AUF leader Eskil Pedersen at the opening of the Labour youth organization's first national summer camp since it was the target of a massacre on July 22, 2011. PHOTO: Björn Lindahl
AUF leader Eskil Pedersen at the opening of the Labour youth organization’s first national summer camp since it was the target of a massacre on July 22, 2011. PHOTO: Björn Lindahl

“It’s a paradox that two women (Conservatives’ leader Erna Solberg and Progress Party leader Siv Jensen) can end up leading the most anti-equality government for a long time,” Pedersen, the leader of Labour’s youth organization AUF, bellowed from the stage.

He also referred to the overweight Solberg as someone who “waddles” around and “stamps everything” she comes across with “freedom: Freedom for (wealthy businessman Stein Erik Hagen) from paying tax, freedom for private schools to earn money on students, freedom for Swedish youth to be unemployed, freedom for the oil fund from saving for the future.” Sporting a T-shirt reading “Frihet” (Freedom) himself, Pedersen seemed to think Labour had more rights to it than Solberg.

AUF's leader had an offensive tone when speaking at the Labour youth group's summer camp on Thursday, which has attracted record numbers of participants from around Norway. PHOTO: Björn Lindahl
AUF’s leader had an offensive tone when speaking at the Labour youth group’s summer camp on Thursday, which has attracted record numbers of participants from around Norway. PHOTO: Björn Lindahl

Pedersen’s choice of the word “waddles” brought a quick and sharp rebuke from his counterpart at the Young Conservatives, Paul Joakim Sandøy, who likened such language to someone still stuck in puberty. “He’s making a mistake if he thinks that kind of language (referring to Solberg’s obesity) will function in an election campaign,” Sandøy told Norwegian Broadcasting (NRK). “I think voters want to be taken seriously.”

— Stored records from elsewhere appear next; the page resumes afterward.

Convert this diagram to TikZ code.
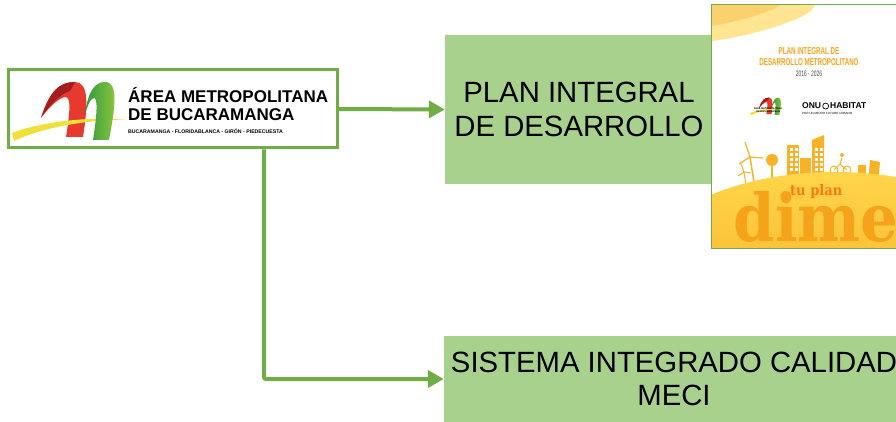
\documentclass[tikz,border=0pt]{standalone}
\usepackage{fontspec}
\setmainfont{Liberation Sans}
\newfontfamily\condfont[FakeStretch=0.62]{Liberation Sans}
\newfontfamily\dimefont[FakeStretch=0.9]{DejaVu Serif}
\usetikzlibrary{positioning, arrows.meta}

\definecolor{ambgreen}{HTML}{70AD47}
\definecolor{boxgreen}{HTML}{A9D18E}
\definecolor{ambred}{HTML}{E63A2E}
\definecolor{ambdarkred}{HTML}{A51C1E}
\definecolor{ambleaf}{HTML}{2E9B3E}
\definecolor{amblime}{HTML}{96C93D}
\definecolor{ambyellow}{HTML}{F0E03A}
\definecolor{dimeyellow}{HTML}{FFD54A}
\definecolor{dimeorange}{HTML}{F5A31A}
\colorlet{skyline}{dimeorange!70!dimeyellow}

\tikzset{
  ambmark/.pic={
    % red arch
    \fill[ambred] (33,48) .. controls (42,20) and (52,12) .. (67,12)
      .. controls (81,12) and (80,35) .. (75,67) -- (58,67)
      .. controls (62,42) and (63,28) .. (58,27)
      .. controls (52,27) and (42,36) .. cycle;
    \fill[ambdarkred] (33,48) .. controls (42,20) and (52,12) .. (67,12)
      -- (62,21) .. controls (54,23) and (42,34) .. cycle;
    % yellow swoosh
    \fill[ambyellow] (4,63) .. controls (32,52) and (82,46) .. (118,50)
      .. controls (82,49) and (32,58) .. (6,71) -- cycle;
    % green arch
    \shade[left color=ambleaf, right color=amblime] (77,44)
      .. controls (80,21) and (87,12) .. (97,12)
      .. controls (111,12) and (107,38) .. (101,70) -- (85,70)
      .. controls (89,45) and (90,28) .. (86,28)
      .. controls (82,28) and (80,36) .. cycle;
  }
}

\begin{document}
\begin{tikzpicture}[x=1pt, y=-1pt, >={Triangle[length=16pt, width=17pt]},
    box/.style={fill=boxgreen, inner sep=0pt, align=center, font=\fontsize{29.3}{33.5}\selectfont},
    link/.style={->, draw=ambgreen, line width=4pt}]

    \useasboundingbox (0,0) rectangle (896,422);

    % Logo box
    \node (logo) [draw=ambgreen, line width=3pt, fill=white, minimum width=329pt, minimum height=78pt] at (172.5,109) {};
    \pic at (8,70) {ambmark};
    \node (ambname) [anchor=base west, inner sep=0pt, font=\bfseries\fontsize{17}{18}\selectfont] at (128,103) {ÁREA METROPOLITANA};
    \node (ambcity) [anchor=base west, inner sep=0pt, font=\bfseries\fontsize{17}{18}\selectfont] at (128,121) {DE BUCARAMANGA};
    \node (ambtowns) [anchor=base west, inner sep=0pt, font=\bfseries\fontsize{5.2}{6}\selectfont] at (128,134) {BUCARAMANGA - FLORIDABLANCA - GIRÓN - PIEDECUESTA};

    % Right column boxes
    \node (plan) [box, minimum width=268pt, minimum height=149pt] at (579,109.5) {PLAN INTEGRAL\\DE DESARROLLO};
    \node (meci) [box, minimum width=460pt, minimum height=86pt] at (674,379) {SISTEMA INTEGRADO CALIDAD\\MECI};

    % Plan cover
    \node (cover) [fill=white, inner sep=0pt, minimum width=186pt, minimum height=243pt] at (805,126.5) {};
    \begin{scope}
        \clip (cover.south west) rectangle (cover.north east);
        \fill[dimeyellow, opacity=0.6] (712,5) -- (815,5) .. controls (812,14) and (795,20) .. (775,27)
            .. controls (755,33) and (735,38) .. (712,41) -- cycle;
        \fill[dimeorange, opacity=0.3] (712,5) -- (780,5) .. controls (770,12) and (745,20) .. (712,26) -- cycle;

        \node (covertitle) [anchor=base, inner sep=0pt, text=dimeorange, font=\condfont\bfseries\fontsize{10}{11}\selectfont] at (809,55) {PLAN INTEGRAL DE};
        \node (coversub) [anchor=base, inner sep=0pt, text=dimeorange, font=\condfont\bfseries\fontsize{10}{11}\selectfont] at (809,65.5) {DESARROLLO METROPOLITANO};
        \node (coveryears) [anchor=base, inner sep=0pt, text=black!70, font=\condfont\fontsize{8}{9}\selectfont] at (809,77) {2016 - 2026};

        % partner logos
        \pic[scale=0.3] at (749,94) {ambmark};
        \node (minname) [anchor=base, inner sep=0pt, font=\bfseries\fontsize{2.4}{2.6}\selectfont] at (768,110) {ÁREA METROPOLITANA};
        \node (mincity) [anchor=base, inner sep=0pt, font=\bfseries\fontsize{2.4}{2.6}\selectfont] at (768,113) {DE BUCARAMANGA};
        \node (onu) [anchor=base west, inner sep=0pt, font=\bfseries\fontsize{8.5}{9}\selectfont] at (802,109) {ONU};
        \node (unlogo) [circle, draw, line width=0.7pt, minimum size=6pt, inner sep=0pt, right=1pt of onu] {};
        \node (habitat) [right=1pt of unlogo, inner sep=0pt, font=\bfseries\fontsize{8.5}{9}\selectfont] {HABITAT};
        \node (onutag) [anchor=base west, inner sep=0pt, font=\fontsize{3}{3.5}\selectfont] at (802,114.5) {POR UN MEJOR FUTURO URBANO};

        % skyline
        \draw[skyline, line width=1.5pt] (750,157) -- (754,182);
        \draw[skyline, line width=1.2pt] (750,157) -- (745,142) (750,157) -- (763,158) (750,157) -- (739,164);
        \draw[skyline, line width=1pt] (744,172) -- (746,186) (744,172) -- (741,164) (744,172) -- (751,173) (744,172) -- (738,176);
        \fill[skyline] (772,160) circle (6);
        \draw[skyline, line width=1.5pt] (772,162) -- (772,180);
        \fill[skyline] (787,145) rectangle (799,178);
        \fill[skyline] (800,158) rectangle (811,178);
        \fill[skyline] (812,140) -- (824,135) -- (824,178) -- (812,178) -- cycle;
        \foreach \wy in {148,153,...,168} {
            \fill[white] (789.5,\wy) rectangle ++(3,3);
            \fill[white] (794.5,\wy) rectangle ++(3,3);
            \fill[white] (814.5,\wy) rectangle ++(3,3);
            \fill[white] (819.5,\wy) rectangle ++(3,3);
        }
        \draw[skyline, line width=1pt] (834,170) circle (4) (847,170) circle (4)
            (834,170) -- (840,164) -- (847,170) (840,164) -- (842,158);
        \fill[skyline] (842,155) circle (2);
        \fill[skyline] (858,165) rectangle (866,182);
        \fill[skyline] (870,160) -- (880,162) -- (878,185) -- (868,184) -- cycle;

        % sphere and slogan
        \shade[top color=dimeyellow, bottom color=dimeorange] (835,278) ellipse [x radius=200, y radius=106];
        \node (tuplan) [anchor=base west, inner sep=0pt, text=dimeorange!75!red, font=\dimefont\bfseries\fontsize{14.5}{15}\selectfont] at (790,196) {tu plan};
        \node (dimed) [anchor=base west, inner sep=0pt, text=dimeorange, font=\dimefont\bfseries\fontsize{66}{66}\selectfont] at (733,241) {d};
        \node (dimeime) [anchor=base west, inner sep=0pt, text=dimeorange, font=\dimefont\bfseries\fontsize{66}{66}\selectfont] at (dimed.base east) {ime};
    \end{scope}
    \draw[ambgreen, line width=1.2pt] (cover.south west) rectangle (cover.north east);

    % Arrows from the logo to the right boxes
    \coordinate (drop) at (264,0);
    \draw[link] (logo.east) -- (plan.west);
    \draw[link, rounded corners=2pt] (logo.south -| drop) |- (meci.west);

\end{tikzpicture}
\end{document}
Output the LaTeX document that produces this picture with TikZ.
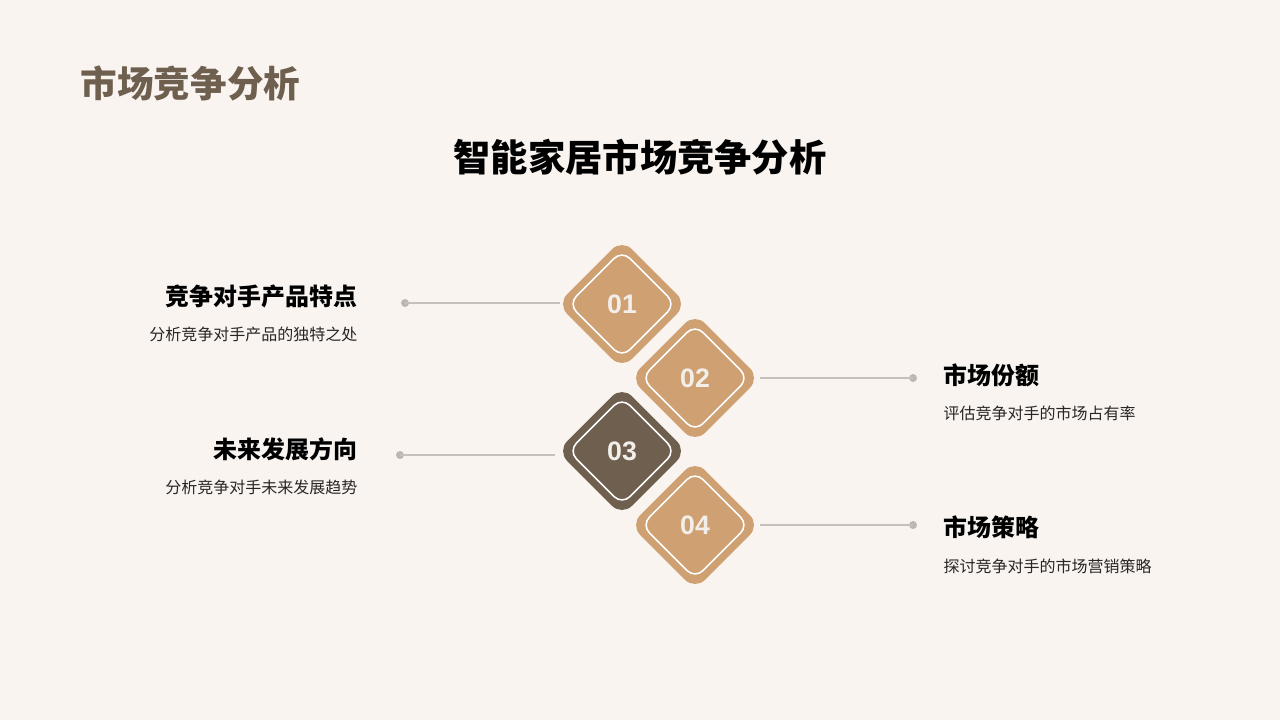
\documentclass[tikz,border=0pt]{standalone}
\usepackage{fontspec}
\usetikzlibrary{shapes.geometric,calc}
\newfontfamily\cjk{Noto Sans CJK SC}
\newfontfamily\numfont{Liberation Sans}
\definecolor{bgc}{HTML}{F9F4F0}
\definecolor{tanc}{HTML}{CFA072}
\definecolor{darkc}{HTML}{6E5F4F}
\definecolor{linec}{HTML}{C6C0BA}
\definecolor{dotc}{HTML}{BDB7B2}
\definecolor{numc}{HTML}{F2EEEA}
\tikzset{
  outerd/.style={diamond, aspect=1, minimum size=1.30cm, inner sep=0pt, rounded corners=0.14cm, fill=tanc, text=numc, font=\numfont\bfseries\fontsize{7.6pt}{8pt}\selectfont},
  innerd/.style={diamond, aspect=1, minimum size=1.075cm, inner sep=0pt, rounded corners=0.11cm, draw=white, line width=0.45pt},
  dotn/.style={circle, fill=dotc, inner sep=0pt, minimum size=0.08cm},
  conn/.style={draw=linec, line width=0.6pt},
  headl/.style={font=\cjk\bfseries\fontsize{6.8pt}{8pt}\selectfont, inner sep=0pt, text=black},
  subl/.style={font=\cjk\fontsize{4.55pt}{6pt}\selectfont, inner sep=0pt, text=black!85},
}
\begin{document}
\begin{tikzpicture}[x=0.01cm,y=-0.01cm]
\fill[bgc] (0,0) rectangle (1280,720);
\useasboundingbox (0,0) rectangle (1280,720);
\node[anchor=west, inner sep=0pt, text=darkc, font=\cjk\bfseries\fontsize{10.4pt}{12pt}\selectfont] (t1) at (80,83) {市场竞争分析};
\node[inner sep=0pt, text=black, font=\cjk\bfseries\fontsize{10.6pt}{12pt}\selectfont] (t2) at (640,157) {智能家居市场竞争分析};

\node[outerd] (d1) at (622,304) {01};
\node[innerd] (i1) at (622,304) {};
\node[outerd] (d2) at (695,378) {02};
\node[innerd] (i2) at (695,378) {};
\node[outerd, fill=darkc] (d3) at (622,451) {03};
\node[innerd] (i3) at (622,451) {};
\node[outerd] (d4) at (695,525) {04};
\node[innerd] (i4) at (695,525) {};

\node[dotn] (p1) at (405,303) {};
\node[dotn] (p2) at (913,378) {};
\node[dotn] (p3) at (400,455) {};
\node[dotn] (p4) at (913,525) {};
\draw[conn] (p1.center) -- ($(d1.center |- p1.center)+(-62,0)$);
\draw[conn] (p2.center) -- ($(d2.center |- p2.center)+(65,0)$);
\draw[conn] (p3.center) -- ($(d3.center |- p3.center)+(-67,0)$);
\draw[conn] (p4.center) -- ($(d4.center |- p4.center)+(65,0)$);

\node[headl, anchor=east] (h1) at (358,296) {竞争对手产品特点};
\node[subl, anchor=east] (s1) at (358,334) {分析竞争对手产品的独特之处};
\node[headl, anchor=east] (h3) at (358,449) {未来发展方向};
\node[subl, anchor=east] (s3) at (358,487) {分析竞争对手未来发展趋势};
\node[headl, anchor=west] (h2) at (943,375) {市场份额};
\node[subl, anchor=west] (s2) at (943,413) {评估竞争对手的市场占有率};
\node[headl, anchor=west] (h4) at (943,527) {市场策略};
\node[subl, anchor=west] (s4) at (943,566) {探讨竞争对手的市场营销策略};
\end{tikzpicture}
\end{document}
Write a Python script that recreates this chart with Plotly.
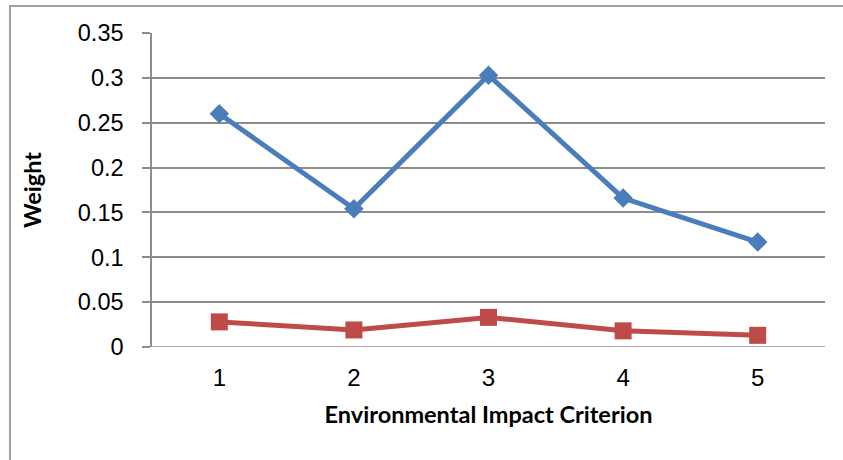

AUF’s national summer camp at Gulsrud on the Tyrifjord is the first since AUF was the target of a lone gunman’s massacre at their previous camp on the island of Utøya. Pedersen initially declared plans to “take back” Utøya and rebuild after the massacre, but he’s met strong resistance from survivors of the attack and other AUF members who don’t want to return to the island.

“Gulsrud isn’t the same as Utøya, but it’s fine alternative,” Anette Davidsen, leader of AUF in Nordland County in Northern Norway told NRK. “It’s important that we take the time necessary to rebuild Utøya. It’s better to do it right than to do it quickly.”

Davidsen, who survived the massacre on Utøya, said she’s “put it behind” her and wants to simply enjoy the summer camp, “what we had before 2011.” Among those coming to speak will be Labour Prime Minister Jens Stoltenberg and Health Minister Jonas Gahr Støre.

She’s glad so many young Labour supporters are taking part this year because “we want to gear up for the election campaign. Among the themes we’ll discuss are how to create the world’s best schools, to get more young people into jobs and, of course, how Labour and its coalition partners will win the election.”